The apostle Paul was a man who had no fear of death. He was able to speak freely about the reality of death. Death held no terror for him. He even looked forward to it. Not that Paul was disillusioned with life and simply wanted to end it all. He didn’t look at life as evil, and see death as the lesser of two evils. Rather, he saw life as good, and death as the better of two goods. That is why we see him saying, “I am hard pressed between the two.” (verse 23)

Later in this same epistle Paul writes, “I have learned in whatever state I am, to be content.” (4:11) “I know how to be abased,” he says, “and I know how to abound; in any and all circumstances I have learned the secret of facing plenty and hunger, abundance and want. I can do all things in him who strengthens me.” (4:12-13)

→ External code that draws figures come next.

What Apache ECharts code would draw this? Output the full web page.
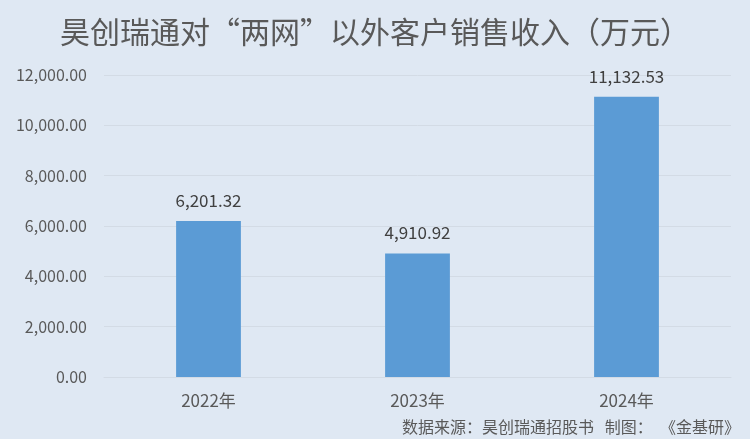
<!DOCTYPE html>
<html><head><meta charset="utf-8">
<script src="https://cdn.jsdelivr.net/npm/echarts@6/dist/echarts.min.js"></script>
<style>html,body{margin:0;padding:0;background:#dfe8f3;}#c{width:750px;height:439px;}</style>
</head><body><div id="c"></div>
<script>
const categories = ['2022年', '2023年', '2024年'];
const values = [6201.32, 4910.92, 11132.53];
const titleText = '昊创瑞通对“两网”以外客户销售收入（万元）';
const sourceText = '数据来源：昊创瑞通招股书   制图：  《金基研》';
const fmt = v => v.toLocaleString('en-US', {minimumFractionDigits: 2, maximumFractionDigits: 2});
const chart = echarts.init(document.getElementById('c'));
chart.setOption({
  backgroundColor: '#dfe8f3',
  animation: false,
  title: [{
    text: titleText, left: 'center', top: 12,
    textStyle: {fontFamily: 'Noto Sans CJK SC', fontSize: 30, fontWeight: 'normal', color: '#595959'}
  }, {
    text: sourceText, right: 5, top: 414,
    textStyle: {fontFamily: 'Noto Sans CJK SC', fontSize: 16, fontWeight: 'normal', color: '#595959'}
  }],
  grid: {left: 104, right: 19, top: 75, bottom: 62},
  xAxis: {
    type: 'category', data: categories,
    axisLine: {lineStyle: {color: '#d3dbe5'}}, axisTick: {show: false},
    axisLabel: {color: '#595959', fontSize: 17, fontFamily: 'Noto Sans CJK SC', margin: 15}
  },
  yAxis: {
    type: 'value', min: 0, max: 12000, interval: 2000,
    axisLine: {show: false}, axisTick: {show: false},
    splitLine: {lineStyle: {color: '#d3dbe5'}},
    axisLabel: {color: '#595959', fontSize: 16, fontFamily: 'Noto Sans CJK SC', margin: 17, formatter: fmt}
  },
  series: [{
    type: 'bar', data: values, barWidth: '31%',
    itemStyle: {color: '#5b9bd5'},
    label: {show: true, position: 'top', distance: 12, color: '#404040', fontSize: 17, fontFamily: 'Noto Sans CJK SC', formatter: p => fmt(p.value)}
  }]
});
</script></body></html>
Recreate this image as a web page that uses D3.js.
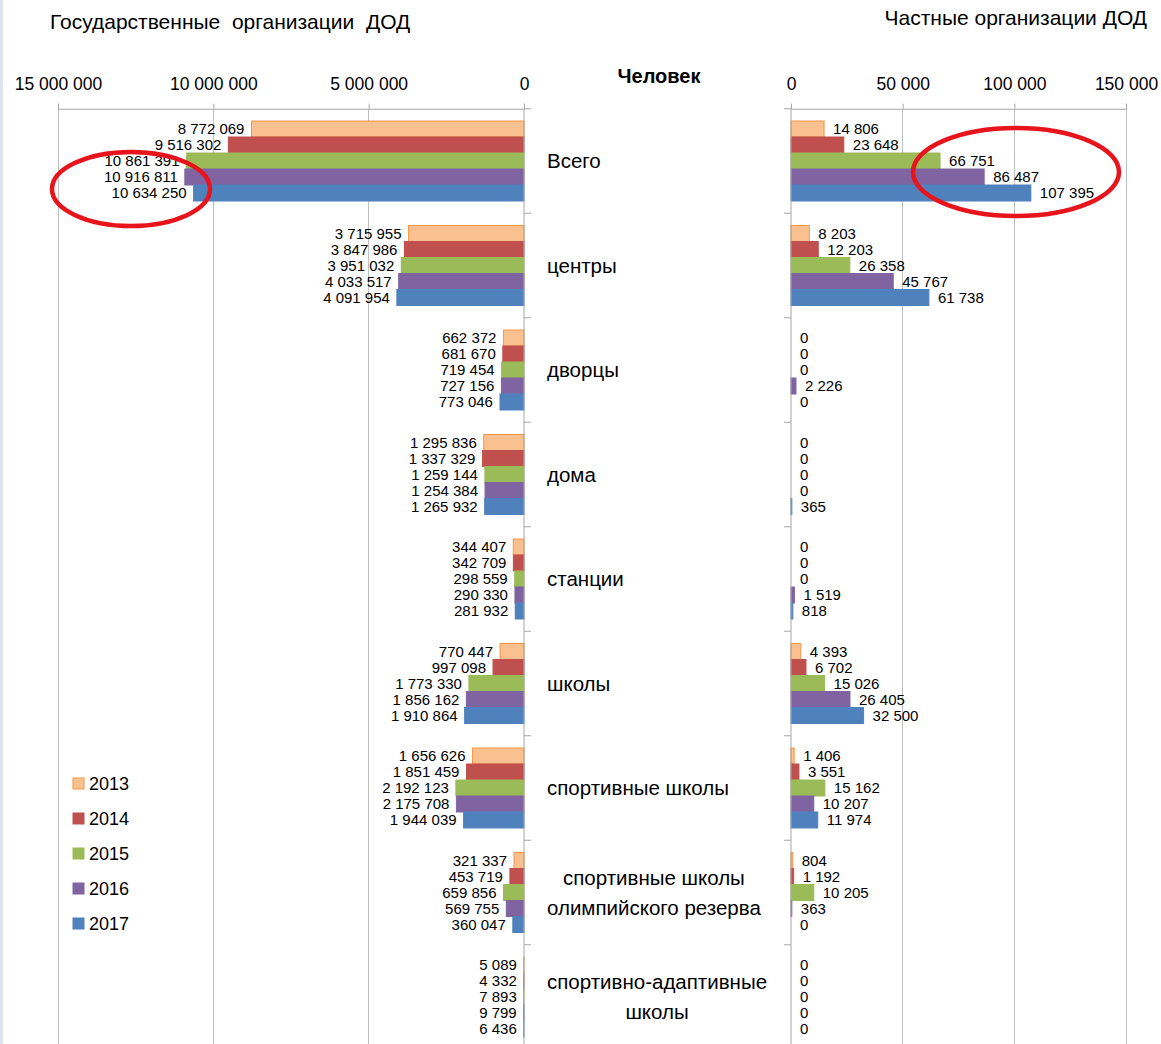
<!DOCTYPE html>
<html><head><meta charset="utf-8">
<script src="https://cdn.jsdelivr.net/npm/d3@7"></script>
<style>
html,body{margin:0;padding:0;background:#fff;}
svg text{font-family:"Liberation Sans",Arial,sans-serif;fill:#000;}
</style></head>
<body><svg id="c" width="1161" height="1044"></svg>
<script>
const categories = ["Всего","центры","дворцы","дома","станции","школы","спортивные школы","спортивные школы|олимпийского резерва","спортивно-адаптивные|школы"];
const years = ["2013","2014","2015","2016","2017"];
const colors = ["#FAC090","#C0504D","#9BBB59","#8064A2","#4F81BD"];
const strokes = ["#F79646","#C0504D","#9BBB59","#8064A2","#4F81BD"];
// государственные организации, по годам 2013..2017
const gov2013 = [8772069,3715955,662372,1295836,344407,770447,1656626,321337,5089];
const gov2014 = [9516302,3847986,681670,1337329,342709,997098,1851459,453719,4332];
const gov2015 = [10861391,3951032,719454,1259144,298559,1773330,2192123,659856,7893];
const gov2016 = [10916811,4033517,727156,1254384,290330,1856162,2175708,569755,9799];
const gov2017 = [10634250,4091954,773046,1265932,281932,1910864,1944039,360047,6436];
// частные организации
const pri2013 = [14806,8203,0,0,0,4393,1406,804,0];
const pri2014 = [23648,12203,0,0,0,6702,3551,1192,0];
const pri2015 = [66751,26358,0,0,0,15026,15162,10205,0];
const pri2016 = [86487,45767,2226,0,1519,26405,10207,363,0];
const pri2017 = [107395,61738,0,365,818,32500,11974,0,0];
const govTicks = [0,5000000,10000000,15000000];
const priTicks = [0,50000,100000,150000];
const titleLeft = "Государственные  организации  ДОД";
const titleRight = "Частные организации ДОД";
const unitLabel = "Человек";

const govSeries = [gov2013,gov2014,gov2015,gov2016,gov2017];
const priSeries = [pri2013,pri2014,pri2015,pri2016,pri2017];

const svg = d3.select("#c");
const fmt = v => d3.format(",")(v).replace(/,/g," ");

svg.append("rect").attr("x",0).attr("y",0).attr("width",3).attr("height",1044).attr("fill","#dce6f2");

const xL = d3.scaleLinear().domain([0,15000000]).range([524,58]);
const xR = d3.scaleLinear().domain([0,150000]).range([791,1126]);
const y = d3.scaleBand().domain(categories).range([108.75,1049.25]).paddingInner(0.2344).paddingOuter(0.1172);
const yy = d3.scaleBand().domain(years).range([0,y.bandwidth()]);
const top0 = 108.75, bot0 = 1049.25;

// gridlines
function grid(scale, ticks){
  svg.append("g").selectAll("line").data(ticks).join("line")
    .attr("x1",d=>scale(d)).attr("x2",d=>scale(d))
    .attr("y1",top0).attr("y2",bot0)
    .attr("stroke","#bfbfbf").attr("stroke-width",1).attr("shape-rendering","crispEdges");
}
grid(xL, govTicks.slice(1));
grid(xR, priTicks.slice(1));

// value axes on top
function valAxis(scale, ticks){
  const g = svg.append("g").attr("transform",`translate(0,${top0})`)
    .call(d3.axisTop(scale).tickValues(ticks).tickFormat(fmt).tickSize(5).tickPadding(14));
  g.select(".domain").attr("stroke","#a6a6a6");
  g.selectAll(".tick line").attr("stroke","#a6a6a6");
  g.selectAll("text").style("font-size","17.5px").attr("fill","#000").attr("font-family",null);
}
valAxis(xL, govTicks);
valAxis(xR, priTicks);

// bars
function bars(scale, series, right){
  series.forEach((vals,i)=>{
    const g = svg.append("g");
    g.selectAll("rect").data(vals).join("rect")
      .attr("x",d=>Math.min(scale(0),scale(d)))
      .attr("width",d=>Math.abs(scale(d)-scale(0)))
      .attr("y",(d,j)=>y(categories[j])+yy(years[i]))
      .attr("height",yy.bandwidth())
      .attr("fill",colors[i]).attr("stroke",strokes[i]).attr("stroke-width",1);
    g.selectAll("text").data(vals).join("text")
      .attr("x",d=> right ? scale(d)+9 : scale(d)-7)
      .attr("y",(d,j)=>y(categories[j])+yy(years[i])+yy.bandwidth()/2)
      .attr("dy","0.35em")
      .attr("text-anchor", right ? "start":"end")
      .style("font-size","15px")
      .text(fmt);
  });
}
bars(xL, govSeries, false);
bars(xR, priSeries, true);

// category axes
function catAxis(x0, dir){
  const g = svg.append("g");
  g.append("line").attr("x1",x0).attr("x2",x0).attr("y1",top0).attr("y2",bot0).attr("stroke","#a6a6a6");
  const bounds = d3.range(categories.length+1).map(i=>top0+i*y.step());
  g.selectAll(".t").data(bounds).join("line").attr("class","t")
    .attr("x1",x0).attr("x2",x0+dir*7).attr("y1",d=>d).attr("y2",d=>d).attr("stroke","#a6a6a6");
}
catAxis(xL(0), 1);
catAxis(xR(0), -1);

// category labels
const cl = svg.append("g");
const cfs = "20.5px";
categories.forEach(c=>{
  const lines = c.split("|");
  const cy = y(c)+y.bandwidth()/2;
  const t = cl.append("text").style("font-size",cfs);
  if(lines.length===1){
    t.attr("x",547).attr("y",cy).attr("dy","0.35em").text(lines[0]);
  } else {
    let maxW = 0;
    lines.forEach(l=>{const tmp=cl.append("text").style("font-size",cfs).text(l);maxW=Math.max(maxW,tmp.node().getComputedTextLength());tmp.remove();});
    t.attr("text-anchor","middle");
    lines.forEach((l,k)=>{
      t.append("tspan").attr("x",547+maxW/2).attr("y",cy+(k-(lines.length-1)/2)*30).attr("dy","0.35em").text(l);
    });
  }
});

// titles
svg.append("text").attr("x",50).attr("y",29).style("font-size","21px").style("white-space","pre").attr("xml:space","preserve").text(titleLeft);
svg.append("text").attr("x",1147).attr("y",25).attr("text-anchor","end").style("font-size","21px").text(titleRight);
svg.append("text").attr("x",659).attr("y",83).attr("text-anchor","middle").style("font-size","20px").style("font-weight","bold").text(unitLabel);

// legend
const lg = svg.append("g");
years.forEach((yr,i)=>{
  const ly = 784 + i*35;
  lg.append("rect").attr("x",73).attr("y",ly-6).attr("width",11).attr("height",11).attr("fill",colors[i]).attr("stroke",strokes[i]);
  lg.append("text").attr("x",89).attr("y",ly).attr("dy","0.35em").style("font-size","18px").text(yr);
});

// annotation ellipses
svg.append("ellipse").attr("cx",131).attr("cy",189).attr("rx",79).attr("ry",37).attr("fill","none").attr("stroke","#e8141b").attr("stroke-width",4.5);
svg.append("ellipse").attr("cx",1016).attr("cy",172).attr("rx",103).attr("ry",44).attr("fill","none").attr("stroke","#e8141b").attr("stroke-width",4.5);
</script></body></html>
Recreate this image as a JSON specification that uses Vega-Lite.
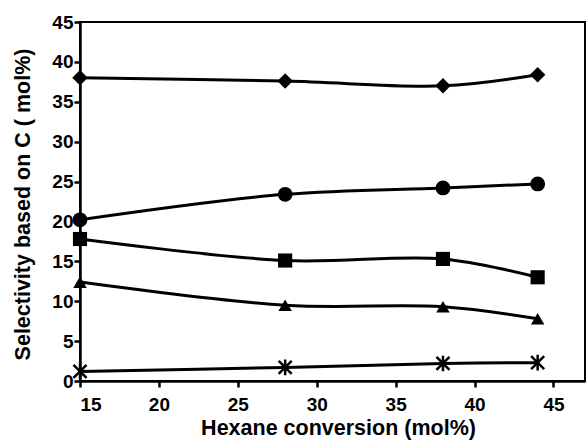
{
  "$schema": "https://vega.github.io/schema/vega-lite/v6.json",
  "width": 505,
  "height": 359,
  "autosize": {"type": "none"},
  "padding": {"left": 80, "top": 22, "right": 2, "bottom": 61},
  "background": "white",
  "config": {
    "view": {"stroke": "black", "strokeWidth": 2},
    "font": "Liberation Sans",
    "axis": {
      "grid": false,
      "domainColor": "black",
      "domainWidth": 2.5,
      "tickColor": "black",
      "tickWidth": 2.5,
      "tickSize": 6,
      "labelFont": "Liberation Sans",
      "labelFontWeight": "bold",
      "labelFontSize": 19,
      "labelColor": "black",
      "titleFont": "Liberation Sans",
      "titleFontWeight": "bold",
      "titleFontSize": 21.5,
      "titleColor": "black"
    }
  },
  "data": {
    "values": [
      {"x": 15, "y": 38.0, "s": "A"},
      {"x": 28, "y": 37.6, "s": "A"},
      {"x": 38, "y": 37.0, "s": "A"},
      {"x": 44, "y": 38.4, "s": "A"},
      {"x": 15, "y": 20.2, "s": "B"},
      {"x": 28, "y": 23.4, "s": "B"},
      {"x": 38, "y": 24.2, "s": "B"},
      {"x": 44, "y": 24.7, "s": "B"},
      {"x": 15, "y": 17.8, "s": "C"},
      {"x": 28, "y": 15.1, "s": "C"},
      {"x": 38, "y": 15.3, "s": "C"},
      {"x": 44, "y": 13.0, "s": "C"},
      {"x": 15, "y": 12.4, "s": "D"},
      {"x": 28, "y": 9.5, "s": "D"},
      {"x": 38, "y": 9.3, "s": "D"},
      {"x": 44, "y": 7.8, "s": "D"},
      {"x": 15, "y": 1.2, "s": "E"},
      {"x": 28, "y": 1.7, "s": "E"},
      {"x": 38, "y": 2.2, "s": "E"},
      {"x": 44, "y": 2.3, "s": "E"}
    ]
  },
  "encoding": {
    "x": {
      "field": "x", "type": "quantitative",
      "scale": {"domain": [15, 47], "nice": false, "zero": false},
      "axis": {"values": [15, 20, 25, 30, 35, 40, 45], "title": "Hexane conversion (mol%)", "labelPadding": 8, "titlePadding": 3, "titleX": 258}
    },
    "y": {
      "field": "y", "type": "quantitative",
      "scale": {"domain": [0, 45], "nice": false},
      "axis": {"values": [0, 5, 10, 15, 20, 25, 30, 35, 40, 45], "title": "Selectivity based on C ( mol%)", "labelPadding": 1, "titlePadding": 17, "titleY": 182}
    }
  },
  "layer": [
    {
      "mark": {"type": "line", "interpolate": "catmull-rom", "color": "black", "strokeWidth": 3},
      "encoding": {"detail": {"field": "s"}}
    },
    {
      "transform": [{"filter": "datum.s != 'E'"}],
      "mark": {"type": "point", "filled": true, "color": "black", "opacity": 1, "strokeWidth": 0},
      "encoding": {
        "shape": {
          "field": "s", "type": "nominal",
          "scale": {"domain": ["A", "B", "C", "D"], "range": ["diamond", "circle", "square", "triangle-up"]},
          "legend": null
        },
        "size": {
          "field": "s", "type": "nominal",
          "scale": {"domain": ["A", "B", "C", "D"], "range": [240, 180, 180, 200]},
          "legend": null
        }
      }
    },
    {
      "transform": [{"filter": "datum.s == 'E'"}],
      "mark": {"type": "point", "filled": false, "color": "black", "opacity": 1, "strokeWidth": 2.5, "size": 170,
        "shape": "M-1,-1L1,1M-1,1L1,-1M0,-1.2L0,1.2"}
    }
  ]
}
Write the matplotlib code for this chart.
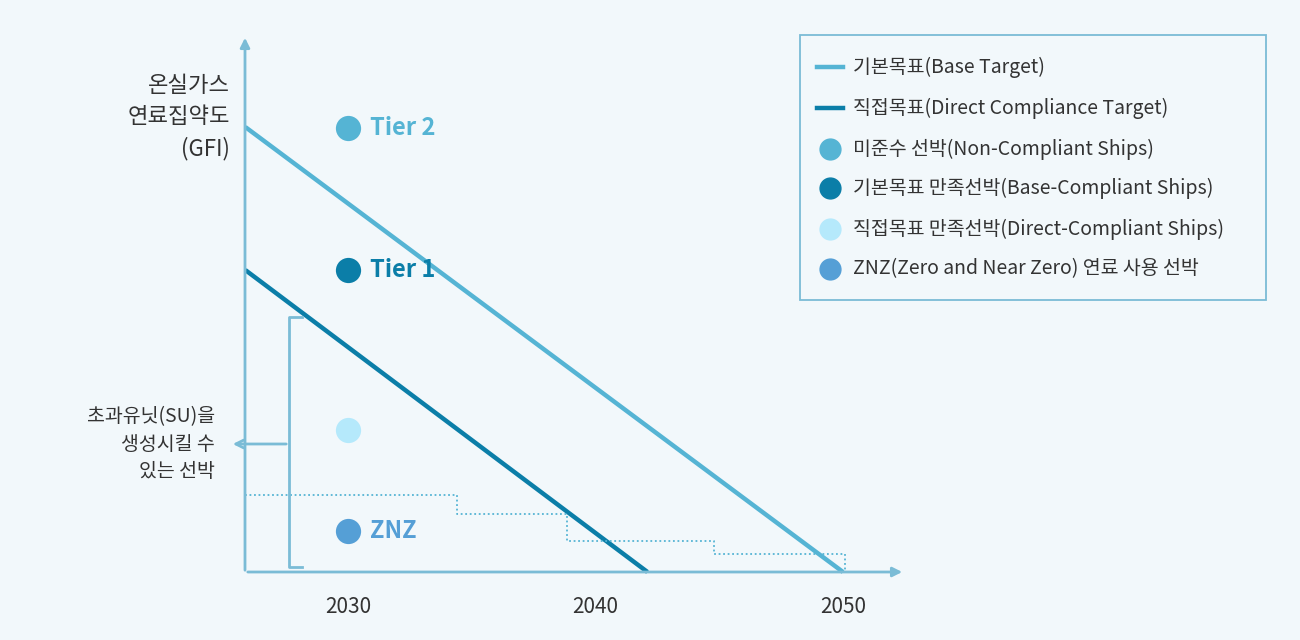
import matplotlib
matplotlib.use("Agg")
import matplotlib.pyplot as plt
from matplotlib.patches import Rectangle
from matplotlib.lines import Line2D

plt.rcParams['font.family'] = ['Noto Sans CJK KR', 'DejaVu Sans']

# data (years, GFI in arbitrary units)
base_years = [2025.85, 2050.0]
base_gfi = [445, 0]
direct_years = [2025.85, 2042.1]
direct_gfi = [302, 0]
step_years = [2025.85, 2034.4, 2034.4, 2038.85, 2038.85, 2044.8, 2044.8, 2050.1, 2050.1]
step_gfi = [77, 77, 58, 58, 31, 31, 18, 18, 0]
tick_years = [2030, 2040, 2050]
tick_labels = ['2030', '2040', '2050']
ship_labels = ['Tier 2', 'Tier 1', '', 'ZNZ']
ship_gfi = [444, 302, 142, 41]
ship_year = 2030
legend_labels = ['기본목표(Base Target)', '직접목표(Direct Compliance Target)',
                 '미준수 선박(Non-Compliant Ships)', '기본목표 만족선박(Base-Compliant Ships)',
                 '직접목표 만족선박(Direct-Compliant Ships)', 'ZNZ(Zero and Near Zero) 연료 사용 선박']

C_BASE = '#55b4d4'; C_DIR = '#0b7ea8'; C_LIGHT = '#b5e9fb'; C_ZNZ = '#559fd6'
C_AX = '#7bbcd6'; BG = '#f2f8fb'; TXT = '#333333'
ship_colors = [C_BASE, C_DIR, C_LIGHT, C_ZNZ]

fig = plt.figure(figsize=(13, 6.4), dpi=100, facecolor=BG)
ax = fig.add_axes([0, 0, 1, 1])
ax.set_facecolor(BG)
PX = 24.75
ax.set_xlim(2030 - 348 / PX, 2030 + 952 / PX)
ax.set_ylim(-68, 572)
ax.axis('off')
x0 = 2030 - (348 - 245) / PX

# axes arrows
ax.annotate('', xy=(x0, 537), xytext=(x0, -1), arrowprops=dict(arrowstyle='-|>', color=C_AX, lw=2, mutation_scale=14))
ax.annotate('', xy=(2030 + 557 / PX, 0), xytext=(x0, 0), arrowprops=dict(arrowstyle='-|>', color=C_AX, lw=2, mutation_scale=14))

ax.plot(base_years, base_gfi, color=C_BASE, lw=3.2, solid_capstyle='butt')
ax.plot(direct_years, direct_gfi, color=C_DIR, lw=3.2, solid_capstyle='butt')
ax.plot(step_years, step_gfi, color=C_BASE, lw=1.3, ls=(0, (1, 1.5)))

for lab, g, c in zip(ship_labels, ship_gfi, ship_colors):
    ax.scatter([ship_year], [g], s=330, color=c, zorder=5, linewidths=0)
    if lab:
        ax.text(ship_year + 0.9, g, lab, color=c, fontsize=17, fontweight='bold', va='center', ha='left')

for t, l in zip(tick_years, tick_labels):
    ax.text(t, -35, l, fontsize=15, color=TXT, ha='center', va='center')

ax.text(x0 - 0.6, 455, '온실가스\n연료집약도\n(GFI)', fontsize=16, color=TXT, ha='right', va='center', linespacing=1.45)

# bracket
bx = 2030 - (348 - 289) / PX
bt = 2030 - (348 - 302) / PX
ax.plot([bt, bx, bx, bt], [255, 255, 5, 5], color=C_AX, lw=2)
ax.annotate('', xy=(2030 - (348 - 230) / PX, 128), xytext=(bx, 128),
            arrowprops=dict(arrowstyle='->', color=C_AX, lw=2, mutation_scale=14))
ax.text(2030 - (348 - 215) / PX, 128, '초과유닛(SU)을\n생성시킬 수\n있는 선박', fontsize=14, color=TXT,
        ha='right', va='center', linespacing=1.4)

# legend (figure pixel coordinates)
def fp(x, y):
    return (x / 1300, 1 - y / 640)
fig.patches.append(Rectangle(fp(800, 300), 466 / 1300, 265 / 640, transform=fig.transFigure,
                             facecolor='none', edgecolor=C_AX, lw=1.3))
rows = [67, 108, 149, 188, 229, 269]
for i, (lab, y) in enumerate(zip(legend_labels, rows)):
    if i < 2:
        c = [C_BASE, C_DIR][i]
        fig.add_artist(Line2D([817 / 1300, 843 / 1300], [1 - y / 640] * 2, color=c, lw=3.2, transform=fig.transFigure))
    else:
        c = ship_colors[i - 2]
        fig.add_artist(Line2D([830 / 1300], [1 - y / 640], marker='o', ms=15, color=c, mec=c, transform=fig.transFigure))
    fig.text(*fp(853, y), lab, fontsize=14, color=TXT, va='center', ha='left')

fig.savefig('out.png', dpi=100, facecolor=BG)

Paul speaks here from a life of experience. He is writing this epistle near the end of his life while he is in prison suffering affliction for the sake of Christ. Much of his life had been a life of suffering. “Five times,” he tells his readers, “I received from the Jews the forty lashes minus one. Three times I was beaten with rods, once I was pelted with stones, three times I was shipwrecked, I spent a night and a day in the open sea, I have been constantly on the move. I have been in danger from rivers, in danger from bandits, in danger from my fellow Jews, in danger from Gentiles; in danger in the city, in danger in the country, in danger at sea; and in danger from false believers.” (II Corinthians 11:24-26) And yet he was content -- content to carry on his life and work, or content to die. He had learned the secret: “For me, to live is Christ, and to die is gain.”

With these words Paul expresses what is true for everyone who confesses that Jesus is the Christ, the Son of the living God. For the believer who abides in Christ, “to live is Christ, and to die is gain.” These are the words in which we find consolation and comfort as we think of the loved one whom we mourn today. In these words there is also encouragement for you who grieve as you face having to continue your lives without one whom you love. Furthermore, these words present a challenge to all of us who are still living, as we face the reality that it is also “appointed for us to die.” (Hebrews 9:27)

“To live is Christ, to die is gain.” There is genuine consolation in these words as we remember a loved one who has died in the Lord. We, of course, would like to always keep our loved one with us. But we know that death for him is a gain. If we allow our thoughts to focus only on ourselves and our loss, however great that may be, we will be unable to fix our minds on the glory to which he has gone and which he will enjoy forever. For him, the afflictions of this present life, from which he has been delivered, are now in the past. We remember the word of our Lord which the apostle John heard on the Isle of Patmos: “Blessed are the dead who die in the Lord….blessed indeed, says the Spirit, that they may rest from their labors.” (Revelation14:13)

“To die is gain,” Paul tells us. How is that so? The first thing that comes to mind is that the suffering of this present life is at an end. All tears are wiped away; “death shall be no more, neither shall there be mourning nor crying nor pain any more.” (Revelation 21:3) But more than physical and mental suffering is finished, is over, by the gain that Paul speaks of. The stain of sin which still clings to all of us in this life is finally and completely washed clean; the temptations that beset us here are not found there. Though we thank God that, with the help of his Spirit, we may make a beginning here and now in the new life which is ours in Christ Jesus, we realize that in the light of what God desires of us and requires of us, we make only a small beginning. For those who know Christ, however, death is a translation into that heavenly kingdom which knows no sin, no temptation, no evil. What a great gain is death for one who dies in the Lord!

That gain is not only the absence of suffering and sin. It is the entering into the glory of heaven and of an eternal life. “To depart,” says Paul, “is to be with Christ,” and “that is far better.” (verse 23) How can we possibly describe the happiness, the bliss, the unbounded joy which a departed one knows in that fellowship with Christ? “We are children of God,” John tells us, “and what we will be has not yet been made known.” (I John 3:2) Of the things that God has prepared for those who love him, Paul says, “no eye has seen,...no ear has heard, and...no human mind has conceived.” (I Corinthians 2:8-9) To die is unimaginable gain! This is the consolation and the comfort which comes to us from God’s Word as we remember our loved one who has been called to his heavenly home.